Not specifically on Arcturus, but I do have relevant information. Our galaxy has two major "populations" of stars, called "population I" and "population II". (I guess the Calvin and Hobbes cartoon was correct, scientists often use very unimaginative names). These correspond to "disk" and "halo" stars. Halo stars are distributed spherically around the galaxy center, and their orbits are fairly randomly distributed. Disk stars orbit in the plane of the galactic disk. If you pick at random some location in the galactic disk, then all disk stars near that point will have roughly the same velocity.

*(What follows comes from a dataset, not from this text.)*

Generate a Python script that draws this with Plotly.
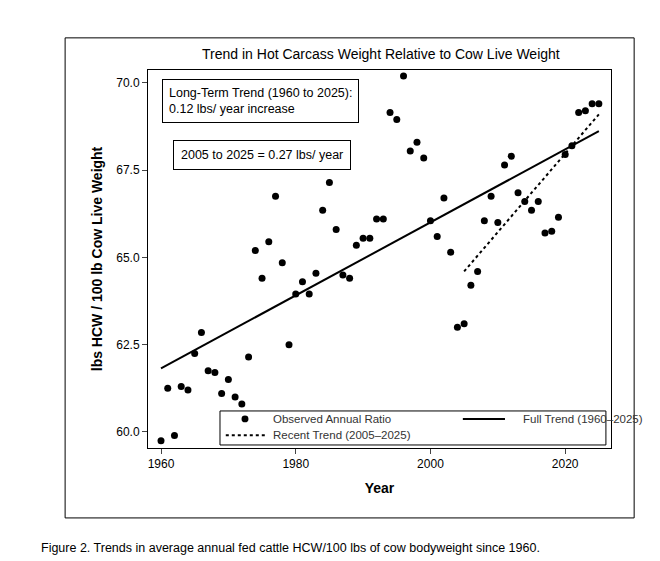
import plotly.graph_objects as go

years = list(range(1960, 2026))
ratio = [59.75, 61.25, 59.9, 61.3, 61.2, 62.25, 62.85, 61.75, 61.7, 61.1,
         61.5, 61.0, 60.8, 62.15, 65.2, 64.4, 65.45, 66.75, 64.85, 62.5,
         63.95, 64.3, 63.95, 64.55, 66.35, 67.15, 65.8, 64.5, 64.4, 65.35,
         65.55, 65.55, 66.1, 66.1, 69.15, 68.95, 70.2, 68.05, 68.3, 67.85,
         66.05, 65.6, 66.7, 65.15, 63.0, 63.1, 64.2, 64.6, 66.05, 66.75,
         66.0, 67.65, 67.9, 66.85, 66.6, 66.35, 66.6, 65.7, 65.75, 66.15,
         67.95, 68.2, 69.15, 69.2, 69.4, 69.4]

full_x = [1960, 2025]
full_y = [61.82, 68.62]
recent_x = [2005, 2025]
recent_y = [64.6, 69.1]

font = "Arial, Liberation Sans, sans-serif"

fig = go.Figure()
fig.add_trace(go.Scatter(x=years, y=ratio, mode="markers", name="Observed Annual Ratio",
                         marker=dict(color="black", size=7)))
fig.add_trace(go.Scatter(x=full_x, y=full_y, mode="lines", name="Full Trend (1960\u20132025)",
                         line=dict(color="black", width=2)))
fig.add_trace(go.Scatter(x=recent_x, y=recent_y, mode="lines", name="Recent Trend (2005\u20132025)",
                         line=dict(color="black", width=2, dash="dot")))

fig.update_layout(
    width=660, height=561,
    margin=dict(l=140, r=57, t=62, b=121, autoexpand=False),
    paper_bgcolor="white", plot_bgcolor="white",
    font=dict(family=font, color="black", size=12),
    title=dict(text="Trend in Hot Carcass Weight Relative to Cow Live Weight",
               x=0.565, xanchor="center", y=0.918, yanchor="middle", font=dict(size=14)),
    xaxis=dict(range=[1958.07, 2026.8], tickvals=[1960, 1980, 2000, 2020], ticks="outside",
               ticklen=5, showgrid=False, zeroline=False, showline=True, mirror=True,
               linecolor="black", linewidth=1, tickfont=dict(size=12), automargin=False,
               title=dict(text="<b>Year</b>", font=dict(size=14), standoff=12)),
    yaxis=dict(range=[59.54, 70.37], tickvals=[60, 62.5, 65, 67.5, 70], tickformat=".1f",
               ticks="outside", ticklen=5, showgrid=False, zeroline=False, showline=True,
               mirror=True, linecolor="black", linewidth=1, tickfont=dict(size=12),
               automargin=False,
               title=dict(text="<b>lbs HCW / 100 lb Cow Live Weight</b>", font=dict(size=14), standoff=10)),
    showlegend=False,
)

# outer frame
fig.add_shape(type="rect", xref="paper", yref="paper", x0=-0.179, x1=1.05, y0=-0.185, y1=1.085,
              line=dict(color="black", width=1))

# legend box drawn by hand
fig.add_shape(type="rect", xref="paper", yref="paper", x0=0.1555, x1=0.989, y0=0.008, y1=0.098,
              line=dict(color="black", width=1), fillcolor="white")
fig.add_shape(type="circle", xref="paper", yref="paper", x0=0.202, x1=0.217, y0=0.068, y1=0.086,
              fillcolor="black", line=dict(color="black", width=0))
fig.add_shape(type="line", xref="paper", yref="paper", x0=0.680, x1=0.771, y0=0.077, y1=0.077,
              line=dict(color="black", width=2))
fig.add_shape(type="line", xref="paper", yref="paper", x0=0.168, x1=0.253, y0=0.034, y1=0.034,
              line=dict(color="black", width=2, dash="dot"))
for tx, ty, label in [(0.266, 0.077, "Observed Annual Ratio"),
                      (0.806, 0.077, "Full Trend (1960\u20132025)"),
                      (0.266, 0.034, "Recent Trend (2005\u20132025)")]:
    fig.add_annotation(xref="paper", yref="paper", x=tx, y=ty, xanchor="left", yanchor="middle",
                       text=label, showarrow=False, font=dict(size=11.5, color="#333"))

fig.add_annotation(xref="paper", yref="paper", x=0.03, y=0.975, xanchor="left", yanchor="top",
                   text="Long-Term Trend (1960 to 2025):<br>0.12 lbs/ year increase", align="left",
                   showarrow=False, bordercolor="black", borderwidth=1, borderpad=6,
                   font=dict(size=12.5), bgcolor="white")
fig.add_annotation(xref="paper", yref="paper", x=0.053, y=0.815, xanchor="left", yanchor="top",
                   text="2005 to 2025 = 0.27 lbs/ year", showarrow=False, bordercolor="black",
                   borderwidth=1, borderpad=7, font=dict(size=12.5), bgcolor="white")
fig.add_annotation(xref="paper", yref="paper", x=-0.235, y=-0.265, xanchor="left", yanchor="middle",
                   text="Figure 2. Trends in average annual fed cattle HCW/100 lbs of cow bodyweight since 1960.",
                   showarrow=False, font=dict(size=12.5))

fig.write_html("out.html")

But there are a few nearby halo stars. These have large velocities in almost any direction (relative to our sun), whereas nearby disk stars have small velocities.
So perhaps you could try to find out if Arcturus is a population II star. There are other differences between Population I and II stars. A great general astronomy reference is Frank Shu's "The Physical Universe".

Answer 2:

Well, I looked around but I couldn't find anything that seemed overly unusual about the magnitude of Arcturus' motion.Arcturus is a pretty close by (about 36 light years) red giant making it pretty bright. It also has a pretty large motion on the sky, but Barnard's star moves more and Sirius seemed to move in the same general direction. On the other hand, after talking to another answer, it turns out that Arcturus is a star that is from the galactic halo and passing through the disk of the galaxy near us. So it is not moving in the same general way as other stars that like the Sun are in the
galactic disk. Arcturus is also almost as close to us now as it's ever going to be.